A more realistic example of this functionality involves a GPU kernel requiring
that its argument arrays be allocated in a specific memory space.
To illustrate how different memory spaces can be required, the following kernel requires that its
input arrays ``A`` and ``B`` are in unified memory and its output array ``C`` is in device memory.

.. literalinclude:: ../../examples/core_containers.cpp
   :start-after: _device_kernel_start
   :end-before: _device_kernel_end
   :language: C++

The following snippet illustrates how one would create and initialize the inputs/outputs to this kernel.

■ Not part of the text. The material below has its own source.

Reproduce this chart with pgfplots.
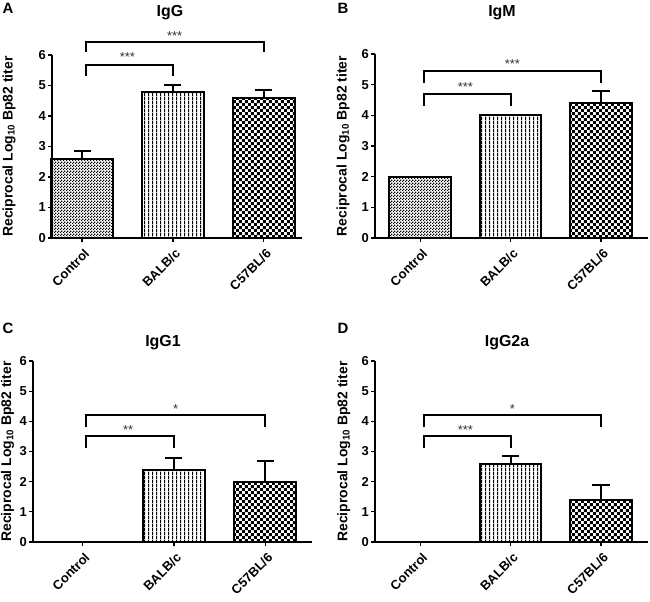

.. literalinclude:: ../../examples/core_containers.cpp
   :start-after: _device_array_create_start
   :end-before: _device_array_create_end
   :language: C++

.. note:: Unless the Dynamic memory space is in use, the ``Array`` constructor will
   ignore an allocator ID that doesn't match its memory space, and in debug
   builds will print a warning at runtime.

We can now launch the kernel and display the results via a transfer back to host-accessible memory:

.. literalinclude:: ../../examples/core_containers.cpp
   :start-after: _device_array_call_start
   :end-before: _device_array_call_end
   :language: C++

If RAJA is available, we can also use Axom's acceleration utilities to perform an operation on the GPU
via a lambda:

.. literalinclude:: ../../examples/core_containers.cpp
   :start-after: _array_w_raja_start
   :end-before: _array_w_raja_end
   :language: C++

By default, ``Array`` copies and moves will propagate the allocator ID; this ensures that objects
with ``Array`` members do not accidentally move their data to the host when copied or moved:

.. literalinclude:: ../../examples/core_containers.cpp
   :start-after: _device_array_propagate_start
   :end-before: _device_array_propagate_end
   :language: C++

##########
StackArray
##########

The ``StackArray`` class is a work-around for a limitation in older versions
of the nvcc compiler, which do not capture arrays on the stack in device 
lambdas.  More details are in the API documentation and in the tests.